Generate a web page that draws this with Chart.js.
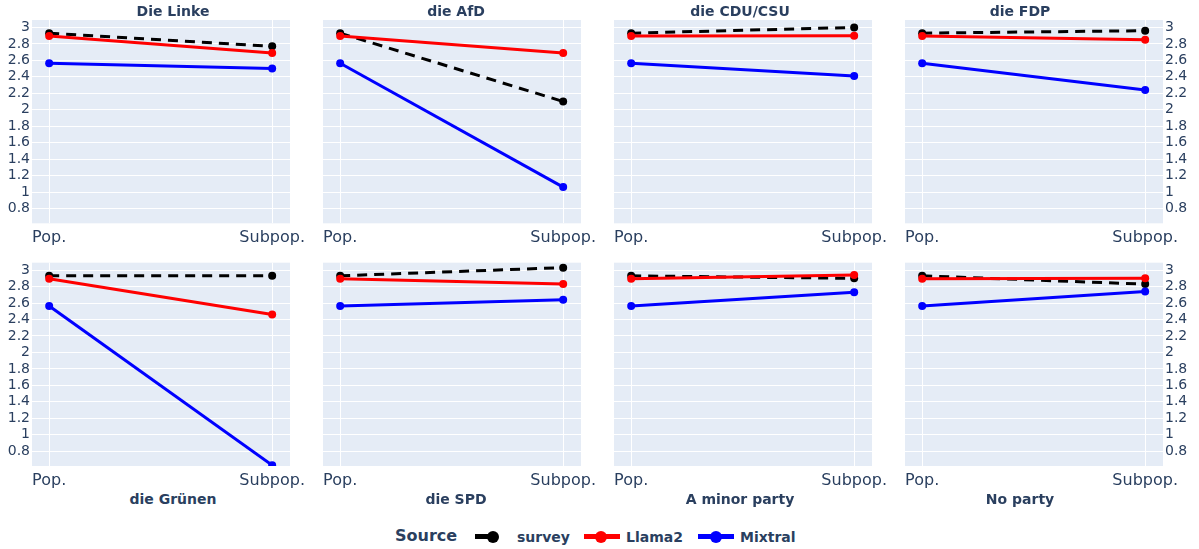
<!DOCTYPE html>
<html>
<head>
<meta charset="utf-8">
<script src="https://cdn.jsdelivr.net/npm/chart.js@4"></script>
<style>
  body { margin: 0; background: #fff; }
  #wrap { position: relative; width: 1199px; height: 549px; overflow: hidden; font-family: 'DejaVu Sans', sans-serif; color: #2a3f5f; }
  #wrap canvas { position: absolute; }
  .title { position: absolute; width: 200px; text-align: center; font-weight: bold; font-size: 14px; line-height: 16px; white-space: nowrap; }
  .lg-text { position: absolute; font-weight: bold; font-size: 14px; line-height: 16px; top: 529px; white-space: nowrap; }
  .lg-head { position: absolute; font-weight: bold; font-size: 16px; line-height: 18px; top: 527px; left: 395px; }
  .lg-line { position: absolute; height: 5px; top: 534px; }
  .lg-dot { position: absolute; width: 12px; height: 12px; border-radius: 50%; top: 531px; }
</style>
</head>
<body>
<div id="wrap"></div>
<script>
// ---- data ----
const categories = ['Pop.', 'Subpop.'];
const parties = ['Die Linke', 'die AfD', 'die CDU/CSU', 'die FDP', 'die Grünen', 'die SPD', 'A minor party', 'No party'];
const seriesNames = ['survey', 'Llama2', 'Mixtral'];
const seriesColors = ['#000000', '#ff0000', '#0000ff'];
const popValues = [2.93, 2.895, 2.565];
const surveySubpop = [2.77, 2.10, 3.00, 2.96, 2.93, 3.03, 2.90, 2.83];
const llamaSubpop = [2.69, 2.69, 2.90, 2.85, 2.46, 2.83, 2.94, 2.90];
const mixtralSubpop = [2.50, 1.06, 2.41, 2.24, 0.63, 2.64, 2.73, 2.74];
const yTicks = [0.8, 1, 1.2, 1.4, 1.6, 1.8, 2, 2.2, 2.4, 2.6, 2.8, 3];

const subpopValues = [surveySubpop, llamaSubpop, mixtralSubpop];

// ---- layout ----
const FONT = "'DejaVu Sans', sans-serif";
const TEXT = '#2a3f5f';
const plotLeft = [32, 323, 614, 905];
const plotWidth = 258;
const titleCenter = [173, 456, 740, 1020];
const LEFT_W = 30;
const RIGHT_W = 36;

const wrap = document.getElementById('wrap');

// plotly-like panel background
const plotBg = {
  id: 'plotBg',
  beforeDraw(chart) {
    const { ctx, chartArea: a } = chart;
    ctx.save();
    ctx.fillStyle = '#e5ecf6';
    ctx.fillRect(a.left, a.top, a.width, a.height);
    ctx.restore();
  },
};

function makePanel(i) {
  const col = i % 4;
  const row = Math.floor(i / 4);
  const rightAxis = col === 3;

  const canvas = document.createElement('canvas');
  canvas.width = LEFT_W + plotWidth + RIGHT_W;
  canvas.height = row === 0 ? 250 : 240;
  canvas.style.left = (plotLeft[col] - LEFT_W) + 'px';
  canvas.style.top = (row === 0 ? 0 : 250) + 'px';
  wrap.appendChild(canvas);

  const title = document.createElement('div');
  title.className = 'title';
  title.textContent = parties[i];
  title.style.left = (titleCenter[col] - 100) + 'px';
  title.style.top = (row === 0 ? 2.5 : 491) + 'px';
  wrap.appendChild(title);

  const xAxisH = row === 0 ? 26.7 : 24;

  new Chart(canvas, {
    type: 'line',
    data: {
      datasets: seriesNames.map((name, s) => ({
        label: name,
        data: categories.map((c, k) => ({ x: k, y: k === 0 ? popValues[s] : subpopValues[s][i] })),
        borderColor: seriesColors[s],
        backgroundColor: seriesColors[s],
        borderWidth: 3,
        borderDash: s === 0 ? [10, 7] : [],
        pointRadius: 4,
        pointHoverRadius: 4,
        pointBorderWidth: 0,
        order: 3 - s,
        clip: 0,
      })),
    },
    options: {
      responsive: false,
      animation: false,
      layout: {
        padding: {
          top: row === 0 ? 20 : 12.7,
          bottom: 0,
          left: rightAxis ? LEFT_W : 0,
          right: rightAxis ? 0 : RIGHT_W,
        },
      },
      plugins: {
        legend: { display: false },
        tooltip: { enabled: false },
      },
      scales: {
        x: {
          type: 'linear',
          min: -0.077,
          max: 1.08,
          afterBuildTicks: s => { s.ticks = categories.map((c, k) => ({ value: k })); },
          afterFit: s => { s.height = xAxisH; },
          border: { display: false },
          grid: { color: '#ffffff', drawTicks: false },
          ticks: {
            callback: v => categories[v],
            font: { family: FONT, size: 16 },
            color: TEXT,
            padding: 5,
            maxRotation: 0,
            autoSkip: false,
          },
        },
        y: {
          position: rightAxis ? 'right' : 'left',
          min: 0.62,
          max: 3.09,
          afterBuildTicks: s => { s.ticks = yTicks.map(v => ({ value: v })); },
          afterFit: s => { s.width = rightAxis ? RIGHT_W : LEFT_W; },
          border: { display: false },
          grid: { color: '#ffffff', drawTicks: false },
          ticks: {
            display: col === 0 || col === 3,
            callback: v => String(v),
            font: { family: FONT, size: 14 },
            color: TEXT,
            padding: 2,
            autoSkip: false,
          },
        },
      },
    },
    plugins: [plotBg],
  });
}

parties.forEach((p, i) => makePanel(i));

// ---- legend ----
const legendLineLeft = [475, 584, 698];
const legendLineWidth = [15, 36, 36];
const legendDotCenter = [493, 601, 716];
const legendTextLeft = [517, 626, 740];

const head = document.createElement('div');
head.className = 'lg-head';
head.textContent = 'Source';
wrap.appendChild(head);

seriesNames.forEach((name, s) => {
  const line = document.createElement('div');
  line.className = 'lg-line';
  line.style.left = legendLineLeft[s] + 'px';
  line.style.width = legendLineWidth[s] + 'px';
  line.style.background = seriesColors[s];
  wrap.appendChild(line);

  const dot = document.createElement('div');
  dot.className = 'lg-dot';
  dot.style.left = (legendDotCenter[s] - 6) + 'px';
  dot.style.background = seriesColors[s];
  wrap.appendChild(dot);

  const txt = document.createElement('div');
  txt.className = 'lg-text';
  txt.style.left = legendTextLeft[s] + 'px';
  txt.textContent = name;
  wrap.appendChild(txt);
});
</script>
</body>
</html>
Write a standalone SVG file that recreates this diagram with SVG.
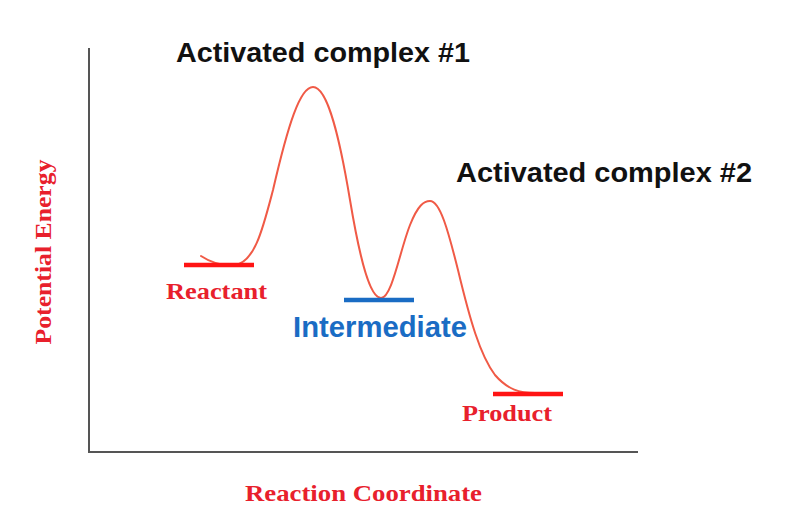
————
__Aim of the exercise__
Scan the listing above and identify each line holding the string "with"; copy every such line.

__The completed task__
Generate a web page that draws this with Chart.js.
Write a standalone SVG file that recreates this diagram with SVG.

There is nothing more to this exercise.